Masyarakat Lebanon mengutarakan kemarahan dan ketidakpercayaan mereka bahwa bahan kimia yang rentan meledak itu ditempatkan dalam jumlah sedemikian besar di sebuah gudang tanpa langkah pengamanan selama enam tahun dan begitu dekat dengan kota.

Pemerintah Lebanon sejauh ini belum membuat pernyataan dari mana amonium nitrat tersebut berasal. Kendati demikian, jumlah yang disimpan di gudang sama dengan yang tiba di Beirut pada November 2013 menggunakan kapal kargo berbendera Moldova, MV Rhosus.

Kapal yang dimiliki Rusia itu mengangkat sauh pada September 2013 dari Batumi, Georgia, menuju Beira, Mozambik. Di dalam lambungnya, kapal tersebut membawa 2.750 ton amonium nitrat. Bahan kimia itu biasanya berwujud bola kecil yang umumnya digunakan sebagai pupuk pertanian. Tapi juga dapat dicampur dengan bahan bakar minyak. Untuk membuat peledak di bidang pertambangan dan konstruksi.

Saat sedang berlayar melintasi kawasan timur Laut Mediterania, Rhosus mengalami “masalah teknis” dan terpaksa merapat ke Pelabuhan Beirut, berdasarkan laporan pada 2015 yang ditulis seorang pengacara Lebanon yang mewakili para kru dan dimuat situs industri perkapalan Shippingarrested.com.

Rhosus diperiksa para pejabat pelabuhan dan “dilarang berlayar”. Sebagian besar anggota kru dipulangkan, kecuali Kapten Rusia, Boris Prokoshev, dan tiga awak lainnya yang berkewarganegaraan Ukraina.

Rhosus mengalami kebocoran. Namun masih layak berlayar. Setelah itu pemilik kapal mengirimnya ke Beirut. Untuk mengangkut kargo tambahan berwujud alat-alat berat. Karena kesulitan keuangan.

Sedangkan para kru tidak bisa menempatkan peralatan itu ke dalam kapal secara aman. Lantas ketika pemilik kapal tidak bisa membayar bea pelabuhan. Aparat Lebanon menyitanya.

Selanjutnya Rhosus “ditelantarkan oleh pemiliknya setelah penyewa dan pemilik kargo tak lagi berminat pada kargo tersebut”.

Sementara para kru yang masih berada di kapal kekurangan makanan dan kebutuhan pokok. Para pengacara mengatakan, awak kapal mengajukan permintaan kepada Hakim Urusan Mendesak di Beirut. Untuk mengizinkan mereka kembali ke negara asal seraya menekankan “bahaya yang dihadapi para kru mengingat muatan yang diangkut berbahaya”.

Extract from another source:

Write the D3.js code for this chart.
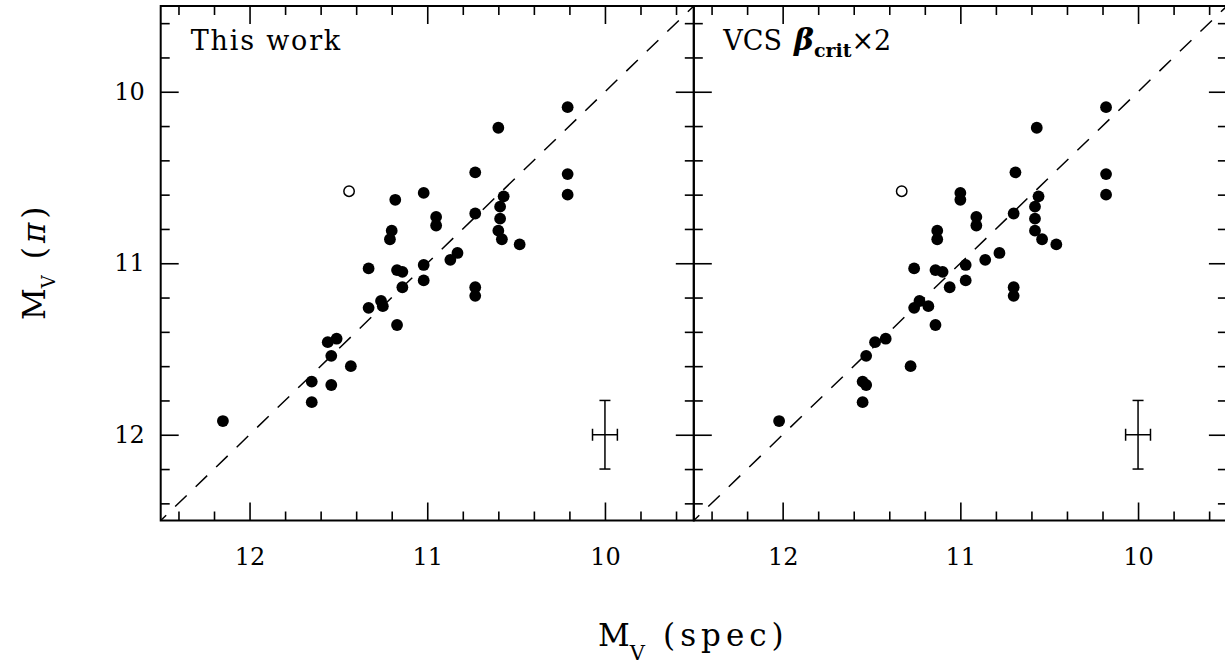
<!DOCTYPE html>
<html>
<head>
<meta charset="utf-8">
<script src="https://cdn.jsdelivr.net/npm/d3@7"></script>
<style>
  html, body { margin: 0; padding: 0; background: #fff; }
  svg { display: block; }
</style>
</head>
<body>
<div id="chart"></div>
<script>
// ---------- DATA ----------
// M_V (pi) values, shared by both panels
const mvPi = [11.92, 11.81, 11.69, 11.71, 11.60, 11.54, 11.46, 11.44, 11.26, 11.22,
              11.25, 11.36, 11.14, 11.04, 11.05, 11.03, 11.01, 11.10, 10.98, 10.94,
              10.81, 10.86, 10.63, 10.59, 10.73, 10.78, 10.71, 11.14, 11.19, 10.09,
              10.21, 10.47, 10.48, 10.60, 10.61, 10.67, 10.74, 10.81, 10.86, 10.89];
// M_V (spec), "This work"
const mvSpecThisWork = [12.15, 11.65, 11.65, 11.54, 11.43, 11.54, 11.56, 11.51, 11.33, 11.26,
                        11.25, 11.17, 11.14, 11.17, 11.14, 11.33, 11.02, 11.02, 10.87, 10.83,
                        11.20, 11.21, 11.18, 11.02, 10.95, 10.95, 10.73, 10.73, 10.73, 10.21,
                        10.60, 10.73, 10.21, 10.21, 10.57, 10.59, 10.59, 10.60, 10.58, 10.48];
// M_V (spec), "VCS beta_crit x 2"
const mvSpecVCS = [12.02, 11.55, 11.55, 11.53, 11.28, 11.53, 11.48, 11.42, 11.26, 11.23,
                   11.18, 11.14, 11.06, 11.14, 11.10, 11.26, 10.97, 10.97, 10.86, 10.78,
                   11.13, 11.13, 11.00, 11.00, 10.91, 10.91, 10.70, 10.70, 10.70, 10.18,
                   10.57, 10.69, 10.18, 10.18, 10.56, 10.58, 10.58, 10.58, 10.54, 10.46];
// open-circle point (spec, pi) per panel
const openThisWork = [11.44, 10.58];
const openVCS = [11.33, 10.58];
// representative error bar: centre and half-widths
const errCentre = [10, 12];
const errHalf = [0.07, 0.2];
// axis domains & ticks
const xDomain = [12.5, 9.5];
const yDomain = [9.5, 12.5];
const majorTicks = [10, 11, 12];
const minorTicks = [9.6, 9.8, 10.2, 10.4, 10.6, 10.8, 11.2, 11.4, 11.6, 11.8, 12.2, 12.4];
const panelLabels = ["This work", "VCS"];
const xTitle = "(spec)";
const yTitle = "(\u03C0)";

// ---------- LAYOUT ----------
const WIDTH = 1225, HEIGHT = 664;
const panelW = 533.1, panelH = 514.5;
const topY = 6;
const lefts = [160.7, 693.8];
const FONT = "'DejaVu Serif', 'Liberation Serif', serif";

const svg = d3.select("#chart").append("svg")
  .attr("width", WIDTH).attr("height", HEIGHT)
  .style("background", "#fff");

const x = d3.scaleLinear().domain(xDomain).range([0, panelW]);
const y = d3.scaleLinear().domain(yDomain).range([0, panelH]);

function styleAxis(g) {
  g.select(".domain").remove();
  g.selectAll(".tick line").attr("stroke", "#000").attr("stroke-width", 1.6);
  g.selectAll(".tick text").attr("fill", "#000")
    .style("font-family", FONT).style("font-size", "24px");
}

function drawPanel(i, xs, openPt, showYLabels) {
  const g = svg.append("g").attr("transform", `translate(${lefts[i]},${topY})`);

  // bottom axis
  g.append("g").attr("transform", `translate(0,${panelH})`)
    .call(d3.axisBottom(x).tickValues(majorTicks).tickSize(-18).tickPadding(27).tickFormat(d3.format("d")))
    .call(styleAxis);
  g.append("g").attr("transform", `translate(0,${panelH})`)
    .call(d3.axisBottom(x).tickValues(minorTicks).tickSize(-9).tickFormat(""))
    .call(styleAxis);
  // top axis
  g.append("g")
    .call(d3.axisTop(x).tickValues(majorTicks).tickSize(-18).tickFormat(""))
    .call(styleAxis);
  g.append("g")
    .call(d3.axisTop(x).tickValues(minorTicks).tickSize(-9).tickFormat(""))
    .call(styleAxis);
  // left axis
  g.append("g")
    .call(d3.axisLeft(y).tickValues(majorTicks).tickSize(-18).tickPadding(16)
      .tickFormat(showYLabels ? d3.format("d") : ""))
    .call(styleAxis);
  g.append("g")
    .call(d3.axisLeft(y).tickValues(minorTicks).tickSize(-9).tickFormat(""))
    .call(styleAxis);
  // right axis
  g.append("g").attr("transform", `translate(${panelW},0)`)
    .call(d3.axisRight(y).tickValues(majorTicks).tickSize(-18).tickFormat(""))
    .call(styleAxis);
  g.append("g").attr("transform", `translate(${panelW},0)`)
    .call(d3.axisRight(y).tickValues(minorTicks).tickSize(-9).tickFormat(""))
    .call(styleAxis);

  // frame
  g.append("rect").attr("x", 0).attr("y", 0).attr("width", panelW).attr("height", panelH)
    .attr("fill", "none").attr("stroke", "#000").attr("stroke-width", 2);

  // 1:1 dashed line
  g.append("line")
    .attr("x1", x(xDomain[0])).attr("y1", y(yDomain[1]))
    .attr("x2", x(xDomain[1])).attr("y2", y(yDomain[0]))
    .attr("stroke", "#000").attr("stroke-width", 1.5)
    .attr("stroke-dasharray", "16,12.5").attr("stroke-dashoffset", 8.4);

  // filled points
  const pts = xs.map((v, k) => [v, mvPi[k]]);
  g.append("g").selectAll("circle").data(pts).join("circle")
    .attr("cx", d => x(d[0])).attr("cy", d => y(d[1])).attr("r", 5.9)
    .attr("fill", "#000");

  // open point
  g.append("circle").attr("cx", x(openPt[0])).attr("cy", y(openPt[1])).attr("r", 5.2)
    .attr("fill", "#fff").attr("stroke", "#000").attr("stroke-width", 1.5);

  // error bar
  const eg = g.append("g").attr("stroke", "#000").attr("stroke-width", 1.5);
  const cx = x(errCentre[0]), cy = y(errCentre[1]);
  const yT = y(errCentre[1] - errHalf[1]), yB = y(errCentre[1] + errHalf[1]);
  const xL = x(errCentre[0] + errHalf[0]), xR = x(errCentre[0] - errHalf[0]);
  eg.append("line").attr("x1", cx).attr("x2", cx).attr("y1", yT).attr("y2", yB);
  eg.append("line").attr("x1", cx - 5.5).attr("x2", cx + 5.5).attr("y1", yT).attr("y2", yT);
  eg.append("line").attr("x1", cx - 5.5).attr("x2", cx + 5.5).attr("y1", yB).attr("y2", yB);
  eg.append("line").attr("x1", xL).attr("x2", xR).attr("y1", cy).attr("y2", cy);
  eg.append("line").attr("x1", xL).attr("x2", xL).attr("y1", cy - 6).attr("y2", cy + 6);
  eg.append("line").attr("x1", xR).attr("x2", xR).attr("y1", cy - 6).attr("y2", cy + 6);

  return g;
}

const g0 = drawPanel(0, mvSpecThisWork, openThisWork, true);
const g1 = drawPanel(1, mvSpecVCS, openVCS, false);

// panel labels
g0.append("text").attr("x", 30).attr("y", 44)
  .style("font-family", FONT).style("font-size", "27px").style("letter-spacing", "1.8px")
  .text(panelLabels[0]);

const t1 = g1.append("text").attr("x", 29.5).attr("y", 44)
  .style("font-family", FONT).style("font-size", "27px");
t1.append("tspan").text(panelLabels[1]);
t1.append("tspan").attr("dx", 12).style("font-style", "italic").style("font-weight", "bold")
  .style("font-size", "30px").text("\u03B2");
t1.append("tspan").attr("dy", 7).style("font-weight", "bold").style("font-size", "19px").text("crit");
t1.append("tspan").attr("dy", -7).text("\u00D72");

// x-axis title
const xt = svg.append("text").attr("x", 693.4).attr("y", 646)
  .attr("text-anchor", "middle")
  .style("font-family", FONT).style("font-size", "31px");
xt.append("tspan").text("M");
xt.append("tspan").attr("dy", 14).style("font-size", "21px").text("V");
xt.append("tspan").attr("dy", -14).attr("dx", 18).style("letter-spacing", "5px").text(xTitle);

// y-axis title
const yt = svg.append("text")
  .attr("transform", `translate(45,${topY + panelH / 2}) rotate(-90)`)
  .attr("text-anchor", "middle")
  .style("font-family", FONT).style("font-size", "31px");
yt.append("tspan").text("M");
yt.append("tspan").attr("dy", 10).style("font-size", "18px").text("V");
yt.append("tspan").attr("dy", -10).attr("dx", 16).style("letter-spacing", "4px").text("(");
yt.append("tspan").style("font-style", "italic").style("letter-spacing", "4px").text("\u03C0");
yt.append("tspan").text(")");
</script>
</body>
</html>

Hakim pada akhirnya mengizinkan para kru yang tersisa untuk turun dari kapal. Pada 2014, pejabat pelabuhan mengalihkan amonium nitrat tersebut ke “Gudang 12” di sebelah tempat penyimpanan biji-bijian. Para pengacara mengatakan, kargo itu “menunggu untuk dilelang dan/atau dimusnahkan secara patut”.

“Kargo itu berdaya ledak tinggi. Itulah sebabnya disimpan di dalam ketika kami bertugas di kapal amonium nitrat (yang kami angkut) punya konsentrasi sangat tinggi,” ujar Prokoshev.

“Saya merasa sedih atas orang-orang (yang tewas atau luka akibat ledakan). Namun, aparat setempat di Lebanon harus dihukum. Mereka tidak peduli sama sekali dengan kargo,” sambungnya.

Manajer umum Pelabuhan Beirut, Hassan Koraytem, dan Direktur Jenderal Bea Cukai Lebanon, Badri Daher, sudah memperingatkan pengadilan mengenai bahaya yang ditimbulkan penyimpanan amonium nitrat dan pentingnya untuk memusnahkan kargo itu.

Sejumlah dokumen yang beredar di internet tampak memperlihatkan bahwa para pejabat bea cukai mengirim surat-surat kepada pengadilan untuk meminta arahan setidaknya sebanyak enam kali dari 2014 sampai 2017.